Short exercise
Reproduce the listing exactly and skip over any pictures.
===
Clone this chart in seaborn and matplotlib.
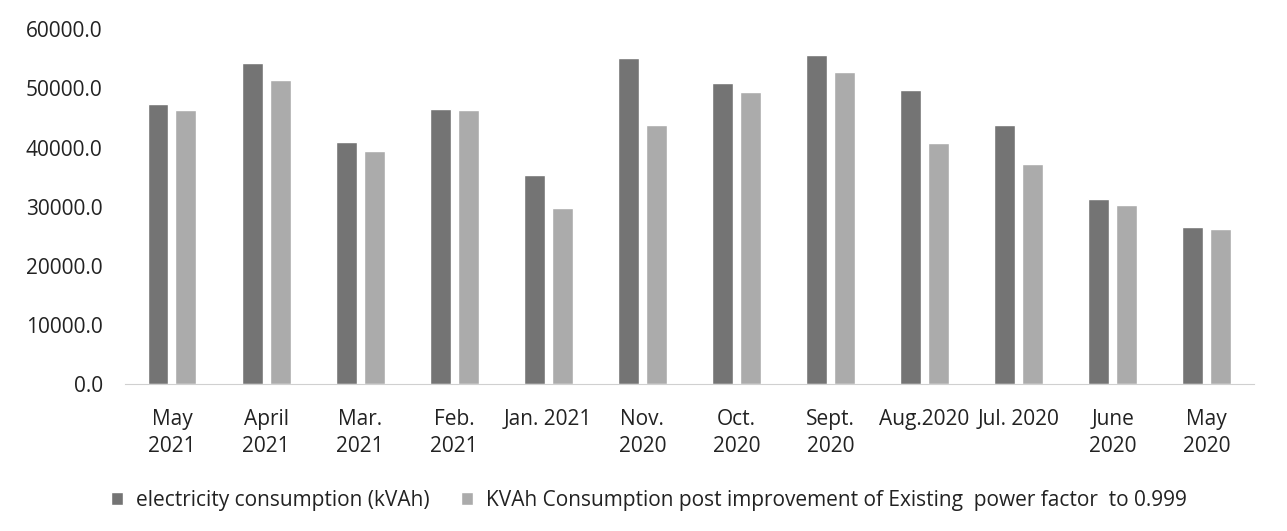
import numpy as np
import pandas as pd
import seaborn as sns
from matplotlib import pyplot as plt
from matplotlib.ticker import FuncFormatter

# Monthly data
months = [
    "May\n2021", "April\n2021", "Mar.\n2021", "Feb.\n2021", "Jan. 2021",
    "Nov.\n2020", "Oct.\n2020", "Sept.\n2020", "Aug.2020", "Jul. 2020",
    "June\n2020", "May\n2020",
]
kvah_consumption = [47400, 54250, 40900, 46550, 35400, 55200, 50900, 55650, 49650, 43800, 31250, 26600]
kvah_improved = [46300, 51450, 39500, 46300, 29700, 43750, 49450, 52850, 40700, 37300, 30350, 26250]

series_names = [
    "electricity consumption (kVAh)",
    "KVAh Consumption post improvement of Existing  power factor  to 0.999",
]
colors = ["#747474", "#ababab"]


def main():
    df = pd.DataFrame({
        "month": months * 2,
        "value": kvah_consumption + kvah_improved,
        "series": [series_names[0]] * len(months) + [series_names[1]] * len(months),
    })

    sns.set_style("white")
    plt.rcParams["font.family"] = ["Open Sans", "DejaVu Sans"]

    fig = plt.figure(figsize=(12.87, 5.31), dpi=100)
    ax = fig.add_axes([0.0971, 0.2768, 0.877, 0.668])

    sns.barplot(
        data=df, x="month", y="value", hue="series", order=months,
        hue_order=series_names, palette=colors, width=0.595, gap=0.25,
        saturation=1, ax=ax,
    )

    ax.set_ylim(0, 60000)
    ax.set_yticks(np.arange(0, 60001, 10000))
    ax.yaxis.set_major_formatter(FuncFormatter(lambda v, _: f"{v:.1f}"))
    ax.set_xlabel("")
    ax.set_ylabel("")
    ax.tick_params(axis="both", length=0, labelsize=15, colors="#222222")
    ax.tick_params(axis="x", pad=18)
    ax.tick_params(axis="y", pad=16)
    for lab in ax.get_xticklabels():
        lab.set_linespacing(1.4)
        lab.set_verticalalignment("top")

    for side in ["top", "right", "left"]:
        ax.spines[side].set_visible(False)
    ax.spines["bottom"].set_color("#d0d0d0")
    ax.spines["bottom"].set_linewidth(0.8)

    handles, labels = ax.get_legend_handles_labels()
    ax.get_legend().remove()
    fig.legend(
        handles, labels, loc="center", bbox_to_anchor=(0.504, 0.058), ncol=2,
        frameon=False, fontsize=15, handlelength=0.6, handleheight=0.6,
        handletextpad=0.6, columnspacing=1.5, labelcolor="#222222",
    )

    fig.savefig("out.png", dpi=100)
    plt.close(fig)


if __name__ == "__main__":

    main()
===
Response to this exercise
Clone this chart in seaborn and matplotlib.
import numpy as np
import pandas as pd
import seaborn as sns
from matplotlib import pyplot as plt
from matplotlib.ticker import FuncFormatter

# Monthly data
months = [
    "May\n2021", "April\n2021", "Mar.\n2021", "Feb.\n2021", "Jan. 2021",
    "Nov.\n2020", "Oct.\n2020", "Sept.\n2020", "Aug.2020", "Jul. 2020",
    "June\n2020", "May\n2020",
]
kvah_consumption = [47400, 54250, 40900, 46550, 35400, 55200, 50900, 55650, 49650, 43800, 31250, 26600]
kvah_improved = [46300, 51450, 39500, 46300, 29700, 43750, 49450, 52850, 40700, 37300, 30350, 26250]

series_names = [
    "electricity consumption (kVAh)",
    "KVAh Consumption post improvement of Existing  power factor  to 0.999",
]
colors = ["#747474", "#ababab"]


def main():
    df = pd.DataFrame({
        "month": months * 2,
        "value": kvah_consumption + kvah_improved,
        "series": [series_names[0]] * len(months) + [series_names[1]] * len(months),
    })

    sns.set_style("white")
    plt.rcParams["font.family"] = ["Open Sans", "DejaVu Sans"]

    fig = plt.figure(figsize=(12.87, 5.31), dpi=100)
    ax = fig.add_axes([0.0971, 0.2768, 0.877, 0.668])

    sns.barplot(
        data=df, x="month", y="value", hue="series", order=months,
        hue_order=series_names, palette=colors, width=0.595, gap=0.25,
        saturation=1, ax=ax,
    )

    ax.set_ylim(0, 60000)
    ax.set_yticks(np.arange(0, 60001, 10000))
    ax.yaxis.set_major_formatter(FuncFormatter(lambda v, _: f"{v:.1f}"))
    ax.set_xlabel("")
    ax.set_ylabel("")
    ax.tick_params(axis="both", length=0, labelsize=15, colors="#222222")
    ax.tick_params(axis="x", pad=18)
    ax.tick_params(axis="y", pad=16)
    for lab in ax.get_xticklabels():
        lab.set_linespacing(1.4)
        lab.set_verticalalignment("top")

    for side in ["top", "right", "left"]:
        ax.spines[side].set_visible(False)
    ax.spines["bottom"].set_color("#d0d0d0")
    ax.spines["bottom"].set_linewidth(0.8)

    handles, labels = ax.get_legend_handles_labels()
    ax.get_legend().remove()
    fig.legend(
        handles, labels, loc="center", bbox_to_anchor=(0.504, 0.058), ncol=2,
        frameon=False, fontsize=15, handlelength=0.6, handleheight=0.6,
        handletextpad=0.6, columnspacing=1.5, labelcolor="#222222",
    )

    fig.savefig("out.png", dpi=100)
    plt.close(fig)


if __name__ == "__main__":

    main()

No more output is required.